Cirquetry, directed by Celia White, is a collaboration between award-winning local poets and a team of Vulcana’s circus artists. It was conceived by Chloe Callistemon after she saw circus and poetry performed in the same space a few days apart. Reflecting on the project, Chloe noted “Our idea is to go past the idea of circus and poetry alongside each other to find out what structures they have in common, how they join and separate, and how they can become enmeshed enough that you don’t know where/if one ends and the other begins….”
The idea of blending verse and movement is not new. Spoken word artists have blended movement and dance with their verses and circus performers have incorporated words and lyrics in their performances for years, including spoken word artists performing alongside circus performers. However, Cirquetry feels like it takes the idea to a new level.
The showing explores the ideas of the emotional and physical risk-taking in the bodies and minds of poets and circus performers. Instead of keeping to their art form of choice, the performers incorporate the skills of their peers into their pieces. The circus artists wax lyrical while climbing over each other and bouncing off bungy cords. Poets dance, play on aerial silks and balance off each other. The rhythms of spoken word replace music and give voice to the unspoken of circus. Movements give new layers of gravity, meaning to the poetry. It is a truly of a collaboration of art forms.

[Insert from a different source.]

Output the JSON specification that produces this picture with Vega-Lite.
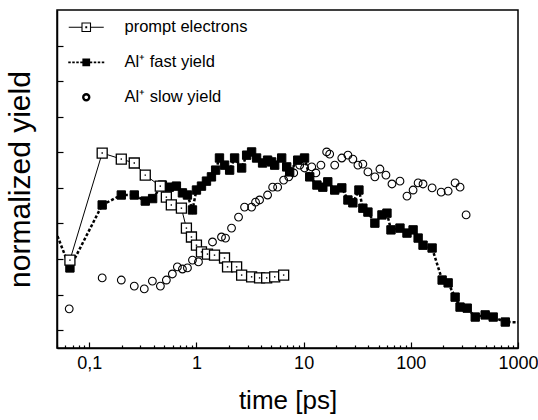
{
  "$schema": "https://vega.github.io/schema/vega-lite/v6.json",
  "autosize": "none",
  "width": 461,
  "height": 338,
  "padding": {"left": 57, "top": 10, "right": 20, "bottom": 72},
  "background": "white",
  "config": {
    "view": {"stroke": "black", "strokeWidth": 1.5},
    "font": "Liberation Sans",
    "axis": {"grid": false, "domainColor": "black", "domainWidth": 1.5, "tickColor": "black", "tickWidth": 1.2, "labelColor": "black", "titleColor": "black", "labelFont": "Liberation Sans", "titleFont": "Liberation Sans", "titleFontWeight": "normal"}
  },
  "datasets": {
    "pe": [
      {"t": 0.066, "y": 0.297}, {"t": 0.132, "y": 0.598}, {"t": 0.199, "y": 0.581}, {"t": 0.263, "y": 0.570}, {"t": 0.333, "y": 0.536},
      {"t": 0.46, "y": 0.505}, {"t": 0.524, "y": 0.474}, {"t": 0.583, "y": 0.452}, {"t": 0.724, "y": 0.443}, {"t": 0.806, "y": 0.387},
      {"t": 0.898, "y": 0.362}, {"t": 1.0, "y": 0.339}, {"t": 1.114, "y": 0.320}, {"t": 1.267, "y": 0.314}, {"t": 1.474, "y": 0.311},
      {"t": 1.827, "y": 0.303}, {"t": 1.95, "y": 0.278}, {"t": 2.37, "y": 0.278}, {"t": 2.64, "y": 0.255}, {"t": 3.27, "y": 0.25},
      {"t": 3.88, "y": 0.247}, {"t": 4.52, "y": 0.247}, {"t": 5.37, "y": 0.25}, {"t": 6.51, "y": 0.255}
    ],
    "fast": [
      {"t": 0.04, "y": 0.443}, {"t": 0.066, "y": 0.275}, {"t": 0.132, "y": 0.452}, {"t": 0.199, "y": 0.480}, {"t": 0.263, "y": 0.480},
      {"t": 0.333, "y": 0.463}, {"t": 0.39, "y": 0.47}, {"t": 0.481, "y": 0.508}, {"t": 0.559, "y": 0.502}, {"t": 0.650, "y": 0.505},
      {"t": 0.740, "y": 0.486}, {"t": 0.824, "y": 0.480}, {"t": 0.918, "y": 0.438}, {"t": 1.0, "y": 0.494}, {"t": 1.114, "y": 0.505},
      {"t": 1.24, "y": 0.519}, {"t": 1.38, "y": 0.531}, {"t": 1.51, "y": 0.550}, {"t": 1.64, "y": 0.584}, {"t": 1.83, "y": 0.564},
      {"t": 2.04, "y": 0.550}, {"t": 2.27, "y": 0.584}, {"t": 2.64, "y": 0.556}, {"t": 2.94, "y": 0.592}, {"t": 3.27, "y": 0.601},
      {"t": 3.64, "y": 0.584}, {"t": 4.14, "y": 0.570}, {"t": 4.61, "y": 0.578}, {"t": 5.03, "y": 0.573}, {"t": 5.37, "y": 0.564},
      {"t": 6.24, "y": 0.584}, {"t": 6.95, "y": 0.559}, {"t": 7.41, "y": 0.545}, {"t": 8.81, "y": 0.578}, {"t": 10.2, "y": 0.584},
      {"t": 11.4, "y": 0.531}, {"t": 13.3, "y": 0.508}, {"t": 15.1, "y": 0.502}, {"t": 16.8, "y": 0.517}, {"t": 19.5, "y": 0.494},
      {"t": 22.7, "y": 0.500}, {"t": 25.9, "y": 0.466}, {"t": 28.8, "y": 0.458}, {"t": 32.8, "y": 0.494}, {"t": 35.7, "y": 0.443},
      {"t": 39.8, "y": 0.432}, {"t": 46.2, "y": 0.401}, {"t": 53.8, "y": 0.424}, {"t": 59.9, "y": 0.429}, {"t": 65.3, "y": 0.382},
      {"t": 79.2, "y": 0.387}, {"t": 92.1, "y": 0.373}, {"t": 105, "y": 0.382}, {"t": 117, "y": 0.359}, {"t": 130, "y": 0.339},
      {"t": 158, "y": 0.331}, {"t": 196, "y": 0.241}, {"t": 223, "y": 0.233}, {"t": 259, "y": 0.193}, {"t": 288, "y": 0.165},
      {"t": 336, "y": 0.162}, {"t": 399, "y": 0.137}, {"t": 494, "y": 0.143}, {"t": 587, "y": 0.137}, {"t": 761, "y": 0.123},
      {"t": 1200, "y": 0.122}
    ],
    "slow": [
      {"t": 0.065, "y": 0.160}, {"t": 0.132, "y": 0.247}, {"t": 0.199, "y": 0.241}, {"t": 0.263, "y": 0.224}, {"t": 0.326, "y": 0.216},
      {"t": 0.388, "y": 0.238}, {"t": 0.461, "y": 0.224}, {"t": 0.524, "y": 0.241}, {"t": 0.596, "y": 0.258}, {"t": 0.664, "y": 0.278},
      {"t": 0.740, "y": 0.272}, {"t": 0.824, "y": 0.275}, {"t": 0.918, "y": 0.297}, {"t": 1.044, "y": 0.292}, {"t": 1.412, "y": 0.348},
      {"t": 1.713, "y": 0.362}, {"t": 1.867, "y": 0.359}, {"t": 2.125, "y": 0.387}, {"t": 2.47, "y": 0.418}, {"t": 2.81, "y": 0.446},
      {"t": 3.27, "y": 0.446}, {"t": 3.56, "y": 0.460}, {"t": 3.88, "y": 0.466}, {"t": 4.61, "y": 0.480}, {"t": 5.14, "y": 0.502},
      {"t": 5.72, "y": 0.502}, {"t": 6.51, "y": 0.522}, {"t": 7.26, "y": 0.531}, {"t": 8.08, "y": 0.542}, {"t": 9.2, "y": 0.564},
      {"t": 10.2, "y": 0.556}, {"t": 11.9, "y": 0.559}, {"t": 13.0, "y": 0.542}, {"t": 14.5, "y": 0.564}, {"t": 16.4, "y": 0.601},
      {"t": 17.5, "y": 0.595}, {"t": 19.5, "y": 0.564}, {"t": 22.7, "y": 0.584}, {"t": 25.9, "y": 0.592}, {"t": 28.8, "y": 0.581},
      {"t": 32.1, "y": 0.564}, {"t": 35.7, "y": 0.567}, {"t": 39.8, "y": 0.545}, {"t": 46.2, "y": 0.531}, {"t": 51.5, "y": 0.553},
      {"t": 58.6, "y": 0.536}, {"t": 66.7, "y": 0.511}, {"t": 79.2, "y": 0.519}, {"t": 92.1, "y": 0.477}, {"t": 105, "y": 0.494},
      {"t": 117, "y": 0.514}, {"t": 130, "y": 0.511}, {"t": 158, "y": 0.500}, {"t": 192, "y": 0.488}, {"t": 223, "y": 0.491},
      {"t": 259, "y": 0.514}, {"t": 288, "y": 0.502}, {"t": 328, "y": 0.424}
    ],
    "none": []
  },
  "encoding": {
    "x": {
      "field": "t", "type": "quantitative",
      "scale": {"type": "log", "domain": [0.05, 1000]},
      "axis": {
        "title": "time [ps]", "titleFontSize": 26, "titlePadding": 12,
        "values": [0.05,0.06,0.07,0.08,0.09,0.1,0.2,0.3,0.4,0.5,0.6,0.7,0.8,0.9,1,2,3,4,5,6,7,8,9,10,20,30,40,50,60,70,80,90,100,200,300,400,500,600,700,800,900,1000],
        "labelExpr": "datum.value == 0.1 ? '0,1' : datum.value == 1 ? '1' : datum.value == 10 ? '10' : datum.value == 100 ? '100' : datum.value == 1000 ? '1000' : ''",
        "labelFontSize": 18, "labelPadding": 12, "labelOverlap": false, "labelFlush": false,
        "tickSize": {"condition": {"test": "datum.value == 0.1 || datum.value == 1 || datum.value == 10 || datum.value == 100 || datum.value == 1000", "value": -6}, "value": -3}
      }
    },
    "y": {
      "field": "y", "type": "quantitative",
      "scale": {"domain": [0.05, 1.0], "nice": false, "zero": false},
      "axis": {
        "title": "normalized yield", "titleFontSize": 30, "titlePadding": 21,
        "values": [0.1,0.2,0.3,0.4,0.5,0.6,0.7,0.8,0.9],
        "labels": false, "tickSize": -6
      }
    }
  },
  "layer": [
    {
      "data": {"name": "slow"},
      "mark": {"type": "point", "shape": "circle", "filled": false, "stroke": "black", "strokeWidth": 1.1, "size": 60, "opacity": 1, "clip": true},
      "encoding": {}
    },
    {
      "data": {"name": "fast"},
      "mark": {"type": "line", "clip": true, "stroke": "black", "strokeWidth": 2.5, "strokeDash": [3, 2]},
      "encoding": {}
    },
    {
      "data": {"name": "fast"},
      "transform": [{"filter": "datum.t >= 0.05 && datum.t <= 1000"}],
      "mark": {"type": "point", "shape": "square", "filled": true, "fill": "black", "stroke": "black", "strokeWidth": 1, "size": 70, "opacity": 1, "clip": true},
      "encoding": {}
    },
    {
      "data": {"name": "pe"},
      "mark": {"type": "line", "clip": true, "stroke": "black", "strokeWidth": 1},
      "encoding": {}
    },
    {
      "data": {"name": "pe"},
      "mark": {"type": "point", "shape": "square", "filled": true, "fill": "white", "stroke": "black", "strokeWidth": 1.3, "size": 100, "opacity": 1, "clip": true},
      "encoding": {}
    },
    {
      "data": {"name": "pe"},
      "mark": {"type": "square", "size": 2, "color": "black", "opacity": 1, "clip": true},
      "encoding": {}
    },
    {
      "data": {"name": "none"},
      "mark": {"type": "point", "filled": true, "stroke": "black", "size": 100, "opacity": 1},
      "encoding": {
        "shape": {
          "field": "s", "type": "nominal",
          "scale": {"domain": ["prompt electrons", "Al⁺ fast yield", "Al⁺ slow yield"], "range": ["M-3.5,0H-0.85M0.85,0H3.5M-0.85,-0.85H0.85V0.85H-0.85ZM-0.08,-0.08H0.08V0.08H-0.08Z", "M-3.6,0H-3.1M-2.8,0H-2.3M-2,0H-1.5M-1.2,0H-0.6M0.6,0H1.2M1.5,0H2M2.3,0H2.8M3.1,0H3.6M-0.6,-0.6H0.6V0.6H-0.6Z", "M0.6,0A0.6,0.6,0,1,1,-0.6,0A0.6,0.6,0,1,1,0.6,0Z"]},
          "legend": {
            "title": null, "orient": "none", "legendX": 21, "legendY": 9,
            "labelFont": "Liberation Sans", "labelFontSize": 16.5, "labelColor": "black", "labelLimit": 300,
            "symbolSize": 100, "labelOffset": 30, "rowPadding": 18, "padding": 0
          }
        },
        "fill": {
          "field": "s", "type": "nominal",
          "scale": {"domain": ["prompt electrons", "Al⁺ fast yield", "Al⁺ slow yield"], "range": ["white", "black", "white"]}
        },
        "strokeWidth": {
          "field": "s", "type": "nominal",
          "scale": {"domain": ["prompt electrons", "Al⁺ fast yield", "Al⁺ slow yield"], "range": [1.1, 2.4, 1.1]}
        }
      }
    }
  ]
}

Highlights were the first two pieces, building the world of the show, as the performers repeated words to Georgia Bale performing on lyra. These words formed the core the first spoken word pieced performed by Rae White, while they were being moved and cocooned by the rest of the ensemble, and ending in the group moving in synch. The blending of the artforms also worked perfectly for Raelee Lancaster’s performance about finding her voice. The incorporation of both her stutter and being thrust about the stage by the other performers added new layers depth and meaning for me. As someone who has always been drawn to movement as a means of self-expression, the physicality of the performance made the poet’s words more accessible and impactful for me.
Cirquetry’s 30min work in development showing at the 2019 Queensland Poetry Festival, is a gorgeous blend of circus and spoken word. It showcases the possibilities of how mixing them together can bring new depth and meaning to each art form, which begs to be explored further. I look forward to seeing how this collaboration develops.
Ads J saw Cirquetry on 24 August 2019 at the Judith Wright Centre of Contemporary Arts.